The Society of Homeopaths held their annual conference at Lady Margaret Hall over the vacation.
This follows a 2017 controversy in which LMH was criticised by The Good Thinking Society for “lending credibility” to the “pseudo scientific event”. At the time LMH defended its decision to host the group by calling it “a purely commercial arrangement”.
Entitled ‘Three Wise Women’, this year’s conference theme was a celebration of “the most primal time of life: conception, pregnancy, birth and breastfeeding”.
The weekend began with Jackie Singer, who used music and story-telling to impart her homeopathic knowledge to the delegates, after which the keynote speakers Karen Allen, Linda Gwillim and Patricia Hatherly delivered their own lectures.
Karen Allen spoke about the homeopathic treatments used on couples having difficulties with conception, drawing on her experiences from her practice in San Francisco, while Linda Gwillim lectured on the use of homeopathy during pregnancy and childbirth. Patricia Hatherly’s lecture focused on the value of breastmilk, and the homeopathic treatments used on breastfeeding mothers.

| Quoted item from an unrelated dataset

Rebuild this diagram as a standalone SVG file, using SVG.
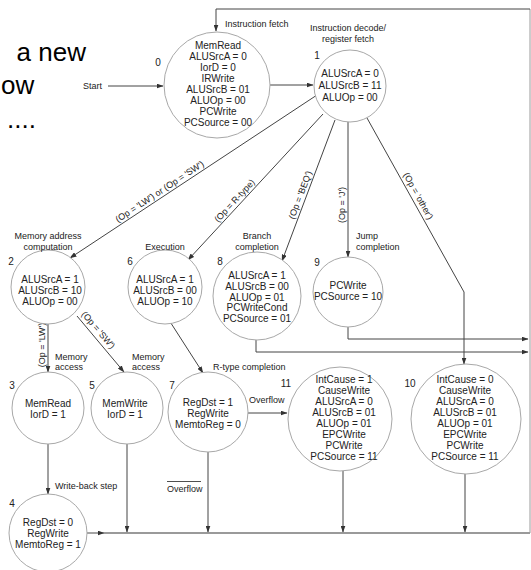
<svg xmlns="http://www.w3.org/2000/svg" width="531" height="570" viewBox="0 0 531 570">
  <style>
    .node circle { fill: #ffffff; stroke: #a8a8a8; stroke-width: 1; }
    .st { font-family: "Liberation Sans", Arial, sans-serif; font-size: 10px; fill: #222; text-anchor: middle; }
    .num { font-family: "Liberation Sans", Arial, sans-serif; font-size: 10px; fill: #222; text-anchor: middle; }
    .lbl { font-family: "Liberation Sans", Arial, sans-serif; font-size: 9px; fill: #222; }
    .mid { text-anchor: middle; }
    .edge { stroke: #444; stroke-width: 1; fill: none; }
    .bus { stroke: #9a9a9a; stroke-width: 1.8; fill: none; }
    .rail { stroke: #9a9a9a; stroke-width: 1; fill: none; }
    .title { font-family: "Liberation Sans", Arial, sans-serif; font-size: 26px; fill: #000; }
  </style>
  <defs>
    <marker id="arr" markerUnits="userSpaceOnUse" markerWidth="7" markerHeight="5" refX="6.5" refY="2.5" orient="auto">
      <path d="M0,0 L7,2.5 L0,5 z" fill="#333"/>
    </marker>
  </defs>

  <rect width="531" height="570" fill="#ffffff"/>

  <!-- slide title fragments -->
  <text class="title" x="86" y="61" text-anchor="end">a new</text>
  <text class="title" x="1" y="94">ow</text>
  <text class="title" x="36" y="128" text-anchor="end">....</text>

  <!-- connectors -->
  <g id="connectors">
    <!-- return path to instruction fetch -->
    <path class="bus" d="M87,533 H104" marker-end="url(#arr)"/>
    <path class="bus" d="M104,533 H530"/>
    <path class="rail" d="M530,533 V9"/>
    <path class="edge" d="M530,9 H216 V31" marker-end="url(#arr)"/>

    <path class="edge" d="M108,86 H163" marker-end="url(#arr)"/>
    <path class="edge" d="M270,85 H313" marker-end="url(#arr)"/>

    <path class="edge" d="M317,95 L70,258" marker-end="url(#arr)"/>
    <path class="edge" d="M323,114 L188,260" marker-end="url(#arr)"/>
    <path class="edge" d="M335,120 L282,261" marker-end="url(#arr)"/>
    <path class="edge" d="M348,122 V257" marker-end="url(#arr)"/>
    <path class="edge" d="M367,118 L464,292 V364" marker-end="url(#arr)"/>

    <path class="edge" d="M48,324 V372" marker-end="url(#arr)"/>
    <path class="edge" d="M77,316 L124,372" marker-end="url(#arr)"/>
    <path class="edge" d="M167,317 L203,373" marker-end="url(#arr)"/>

    <path class="edge" d="M48,444 V494" marker-end="url(#arr)"/>
    <path class="edge" d="M127,444 V532" marker-end="url(#arr)"/>
    <path class="edge" d="M208,452 V532" marker-end="url(#arr)"/>
    <path class="edge" d="M248,413 H287" marker-end="url(#arr)"/>
    <path class="edge" d="M343,471 V532" marker-end="url(#arr)"/>
    <path class="edge" d="M465,474 V532" marker-end="url(#arr)"/>

    <path class="edge" d="M256,340 V352 H528" marker-end="url(#arr)"/>
    <path class="edge" d="M348,327 V339 H528" marker-end="url(#arr)"/>

    <!-- condition labels -->
    <text class="lbl mid" transform="translate(163,196.6) rotate(-33.4)" y="-3">(Op = 'LW') or (Op = 'SW')</text>
    <text class="lbl mid" transform="translate(239,204.8) rotate(-47.2)" y="-3">(Op = R-type)</text>
    <text class="lbl mid" transform="translate(306,197) rotate(-69.4)" y="-3">(Op = 'BEQ')</text>
    <text class="lbl mid" transform="translate(348,205) rotate(-90)" y="-3">(Op = 'J')</text>
    <text class="lbl mid" transform="translate(413,199) rotate(60.9)" y="-3">(Op = 'other')</text>
    <text class="lbl mid" transform="translate(48,345) rotate(-90)" y="-3">(Op = 'LW')</text>
    <text class="lbl mid" transform="translate(93,334.6) rotate(49.4)" y="-4">(Op = 'SW')</text>

    <text class="lbl" x="225" y="27">Instruction fetch</text>
    <text class="lbl" x="83" y="89">Start</text>
    <text class="lbl" x="249" y="403">Overflow</text>
    <text class="lbl" x="167" y="492">Overflow</text>
    <line x1="167" y1="481.5" x2="201" y2="481.5" stroke="#222" stroke-width="0.8"/>
  </g>

  <!-- state 0 -->
  <g id="state0" class="node">
    <circle cx="217" cy="85" r="53"/>
    <text class="num" x="158" y="66">0</text>
    <text class="st" x="218" y="48.5">MemRead</text>
    <text class="st" x="218" y="59.5">ALUSrcA = 0</text>
    <text class="st" x="218" y="70.5">IorD = 0</text>
    <text class="st" x="218" y="81.5">IRWrite</text>
    <text class="st" x="218" y="92.5">ALUSrcB = 01</text>
    <text class="st" x="218" y="103.5">ALUOp = 00</text>
    <text class="st" x="218" y="114.5">PCWrite</text>
    <text class="st" x="218" y="125.5">PCSource = 00</text>
  </g>

  <!-- state 1 -->
  <g id="state1" class="node">
    <circle cx="350" cy="86" r="36"/>
    <text class="lbl mid" x="348" y="31">Instruction decode/</text>
    <text class="lbl mid" x="348" y="42">register fetch</text>
    <text class="num" x="317" y="59">1</text>
    <text class="st" x="350" y="76.5">ALUSrcA = 0</text>
    <text class="st" x="350" y="89">ALUSrcB = 11</text>
    <text class="st" x="350" y="101">ALUOp = 00</text>
  </g>

  <!-- state 2 -->
  <g id="state2" class="node">
    <circle cx="48" cy="287" r="37"/>
    <text class="lbl mid" x="48" y="239">Memory address</text>
    <text class="lbl mid" x="48" y="250">computation</text>
    <text class="num" x="11" y="265">2</text>
    <text class="st" x="50" y="282.5">ALUSrcA = 1</text>
    <text class="st" x="50" y="293.5">ALUSrcB = 10</text>
    <text class="st" x="50" y="304.5">ALUOp = 00</text>
  </g>

  <!-- state 6 -->
  <g id="state6" class="node">
    <circle cx="165" cy="287" r="37"/>
    <text class="lbl mid" x="165" y="250">Execution</text>
    <text class="num" x="130" y="265">6</text>
    <text class="st" x="165" y="282.5">ALUSrcA = 1</text>
    <text class="st" x="165" y="293.5">ALUSrcB = 00</text>
    <text class="st" x="165" y="304.5">ALUOp = 10</text>
  </g>

  <!-- state 8 -->
  <g id="state8" class="node">
    <circle cx="257" cy="296" r="44"/>
    <text class="lbl mid" x="257" y="239">Branch</text>
    <text class="lbl mid" x="257" y="250">completion</text>
    <text class="num" x="220" y="265">8</text>
    <text class="st" x="257" y="278.5">ALUSrcA = 1</text>
    <text class="st" x="257" y="289.5">ALUSrcB = 00</text>
    <text class="st" x="257" y="300.5">ALUOp = 01</text>
    <text class="st" x="257" y="311">PCWriteCond</text>
    <text class="st" x="257" y="321.5">PCSource = 01</text>
  </g>

  <!-- state 9 -->
  <g id="state9" class="node">
    <circle cx="348" cy="292" r="35"/>
    <text class="lbl" x="356" y="239">Jump</text>
    <text class="lbl" x="356" y="250">completion</text>
    <text class="num" x="317" y="266">9</text>
    <text class="st" x="348" y="288.5">PCWrite</text>
    <text class="st" x="348" y="299.5">PCSource = 10</text>
  </g>

  <!-- state 3 -->
  <g id="state3" class="node">
    <circle cx="48" cy="408" r="36"/>
    <text class="lbl" x="55" y="360">Memory</text>
    <text class="lbl" x="55" y="370">access</text>
    <text class="num" x="12" y="389">3</text>
    <text class="st" x="48" y="406.5">MemRead</text>
    <text class="st" x="48" y="417.5">IorD = 1</text>
  </g>

  <!-- state 5 -->
  <g id="state5" class="node">
    <circle cx="127" cy="408" r="36"/>
    <text class="lbl" x="132" y="360">Memory</text>
    <text class="lbl" x="132" y="370">access</text>
    <text class="num" x="92" y="389">5</text>
    <text class="st" x="125" y="406.5">MemWrite</text>
    <text class="st" x="125" y="417.5">IorD = 1</text>
  </g>

  <!-- state 7 -->
  <g id="state7" class="node">
    <circle cx="208" cy="412" r="40"/>
    <text class="lbl" x="213" y="370">R-type completion</text>
    <text class="num" x="172" y="389">7</text>
    <text class="st" x="208" y="405.5">RegDst = 1</text>
    <text class="st" x="208" y="416.5">RegWrite</text>
    <text class="st" x="208" y="427.5">MemtoReg = 0</text>
  </g>

  <!-- state 4 -->
  <g id="state4" class="node">
    <circle cx="48" cy="533" r="39"/>
    <text class="lbl" x="55" y="489">Write-back step</text>
    <text class="num" x="12" y="507">4</text>
    <text class="st" x="48" y="525.5">RegDst = 0</text>
    <text class="st" x="48" y="536.5">RegWrite</text>
    <text class="st" x="48" y="547.5">MemtoReg = 1</text>
  </g>

  <!-- state 11 -->
  <g id="state11" class="node">
    <circle cx="340" cy="419" r="52"/>
    <text class="num" x="286" y="387">11</text>
    <text class="st" x="344" y="382.5">IntCause = 1</text>
    <text class="st" x="344" y="393.5">CauseWrite</text>
    <text class="st" x="344" y="404.5">ALUSrcA = 0</text>
    <text class="st" x="344" y="415.5">ALUSrcB = 01</text>
    <text class="st" x="344" y="426.5">ALUOp = 01</text>
    <text class="st" x="344" y="437.5">EPCWrite</text>
    <text class="st" x="344" y="448.5">PCWrite</text>
    <text class="st" x="344" y="459.5">PCSource = 11</text>
  </g>

  <!-- state 10 -->
  <g id="state10" class="node">
    <circle cx="466" cy="419" r="55"/>
    <text class="num" x="410" y="387">10</text>
    <text class="st" x="465" y="382.5">IntCause = 0</text>
    <text class="st" x="465" y="393.5">CauseWrite</text>
    <text class="st" x="465" y="404.5">ALUSrcA = 0</text>
    <text class="st" x="465" y="415.5">ALUSrcB = 01</text>
    <text class="st" x="465" y="426.5">ALUOp = 01</text>
    <text class="st" x="465" y="437.5">EPCWrite</text>
    <text class="st" x="465" y="448.5">PCWrite</text>
    <text class="st" x="465" y="459.5">PCSource = 11</text>
  </g>
</svg>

Mark Taylor, Chief Executive of the Society, said this of the event: “It was a very successful conference. We have held a number of events at the University and Lady Margaret Hall in particular and they have gone very well.”
At the AGM delegates raised questions to the board, asking about the role of research within the Society, which is the largest of its kind in the UK, as well as about the promotion of homeopathy to the public.
Around 120 delegates are said to have attended, coming from within the UK and Europe as well as from Australia and the United States.